Laughing, I kissed the top of his head. “I love you,” I said.

“Love you, too. What have you been up to all morning? How’s the baby doing?” He scribbled on a corner of the newspaper and then leaned over and gave my belly a kiss.

“Isaac and I are fine. We were just . . . um . . . driving around.”

“What?” he asked. “Driving around?”

“I mean, Ruby and I went to Abigail Hathaway’s house to return the shirt to her daughter, and after I dropped her off at home I . . . I . . . I just drove around.” I paused. “I’m lying,” I said.

“What?”

“I didn’t want to tell you what I really did, so I lied. But I can’t lie to you. I did go to Ms. Hathaway’s house. But, then, I sort of followed Daniel Mooney.”

“You what?

“I followed him. But listen, here’s why—”

“I don’t care why!” By now he was yelling. “You took our two-and-a-half-year-old daughter on a car chase?”

I yelled back, “It wasn’t a car chase! We very slowly and carefully followed Daniel Mooney and his girlfriend to her house, and then I immediately brought her back here before I went back to figure out the girlfriend’s name. Do you honestly think I would ever risk Ruby’s safety?”

Peter paused. “Girlfriend?”

“Yes, girlfriend. And you’ll never believe the stuff I found out about the two of them on the Web.”

Peter was interested despite himself. “Go on.”

“Turns out this creep is sleeping with this woman, Nina Tiger, or “tigress,” as she likes to call herself. They met about a year ago on a newsgroup for people interested in polyamory.”

“Poly what?”

“Love relationships among more than two people.”

“Ick.”

“My feelings exactly. Anyway, they met on the Web, and pretty soon were having very public and very raunchy Internet sex. Finally, it wasn’t enough for them. They decided they needed to consummate their cybersex. The whole time, mind you, they kept the entire population of their newsgroup apprised of every single sordid detail of their relationship. They started sleeping together, sneaking around behind Abigail’s back.

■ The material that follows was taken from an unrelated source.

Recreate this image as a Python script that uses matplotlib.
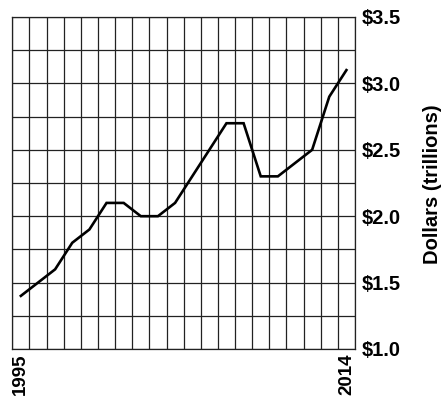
import numpy as np
import matplotlib
matplotlib.use("Agg")
import matplotlib.pyplot as plt

plt.rcParams.update({
    "font.family": ["Liberation Sans", "DejaVu Sans"],
    "font.weight": "bold",
    "font.size": 14.5,
})

# data
years = list(range(1995, 2015))
dollars = [1.4, 1.5, 1.6, 1.8, 1.9, 2.1, 2.1, 2.0, 2.0, 2.1,
           2.3, 2.5, 2.7, 2.7, 2.3, 2.3, 2.4, 2.5, 2.9, 3.1]
y_ticks = [1.0, 1.5, 2.0, 2.5, 3.0, 3.5]
y_labels = [r"\$1.0", r"\$1.5", r"\$2.0", r"\$2.5", r"\$3.0", r"\$3.5"]
x_ticks = [1995, 2014]

fig = plt.figure(figsize=(4.44, 4.0), dpi=100)
ax = fig.add_axes([0.0277, 0.1275, 0.7718, 0.83])

grid_kw = dict(color="#222222", linewidth=0.9, zorder=1)
for x in np.arange(years[0] - 0.5, years[-1] + 1, 1.0):
    ax.axvline(x, **grid_kw)
for y in np.arange(1.0, 3.51, 0.25):
    ax.axhline(y, **grid_kw)

ax.plot(years, dollars, color="black", linewidth=1.9, zorder=3,
        solid_joinstyle="miter")

ax.set_xlim(years[0] - 0.5, years[-1] + 0.5)
ax.set_ylim(1.0, 3.5)
for s in ax.spines.values():
    s.set_color("#222222")
    s.set_linewidth(0.9)

ax.set_xticks(x_ticks)
ax.set_xticklabels([str(v) for v in x_ticks], rotation=90,
                   fontweight="bold", fontsize=13.5)
ax.yaxis.tick_right()
ax.set_yticks(y_ticks)
ax.set_yticklabels(y_labels, fontweight="bold")
ax.tick_params(length=0, pad=4.5)
ax.tick_params(axis="x", pad=3)

fig.text(0.975, 0.54, "Dollars (trillions)", rotation=90,
         ha="center", va="center", fontweight="bold", fontsize=14.5)

fig.savefig("out.png", dpi=100)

“Within a couple of months, the newsgroup freaks started hounding them. Remember, the whole point of this movement or whatever it is is that they are supposed to by polyamorous, not just adulterous. Tigress and Coyote—yes, that is indeed his nom de guerre—finally succumbed to the pressure and decided to include Abigail in their little love nest or cesspool, whatever you want to call it. And, get this, they decided, with the help of their comrades in arms—and legs, for that matter—that the best way to get Abigail to go along with this multiple-partner thing is to have her walk into her bedroom one fine day and find ol’ tigress and Coyote waiting there, buck naked.”

“Are you kidding?”

“Nope. They planned their moment, and one fine evening there they were, waiting for Abigail when she walked in from work. Surprise, surprise, Abigail was less than thrilled with the little Wild Kingdom tableau awaiting her. In fact, she freaked out—which, by the way, totally confused everyone in the newsgroup, all of whom apparently were under the impression that she would rip off her clothes and jump into the sack with the fabulous twosome.

“Not one to be trifled with, Abigail threw Coyote out on his butt, and he, bizarrely, to my mind, began this desperate siege to try to get her back. Finally, after about a week or so of flowers, phone calls, etc., she relented, on the condition that he stop seeing tigress and get some marital counseling, which he did. Go to therapy, that is. He did not stop sleeping with the hungry jungle cat. They just went back to doing the nasty in secret. They seem to have been under the impression that Abigail didn’t know about it, or at least that’s what they told the newsgroup.”

“Holy cow.”

“Cows say ‘Moo!’” a high-pitched voice squealed.

Peter and I spun around to find Ruby standing in the doorway. How long she’d been there and how much she’d heard we never did figure out. I didn’t have time to mention to Peter that Nina Tiger had caught me going through her mail.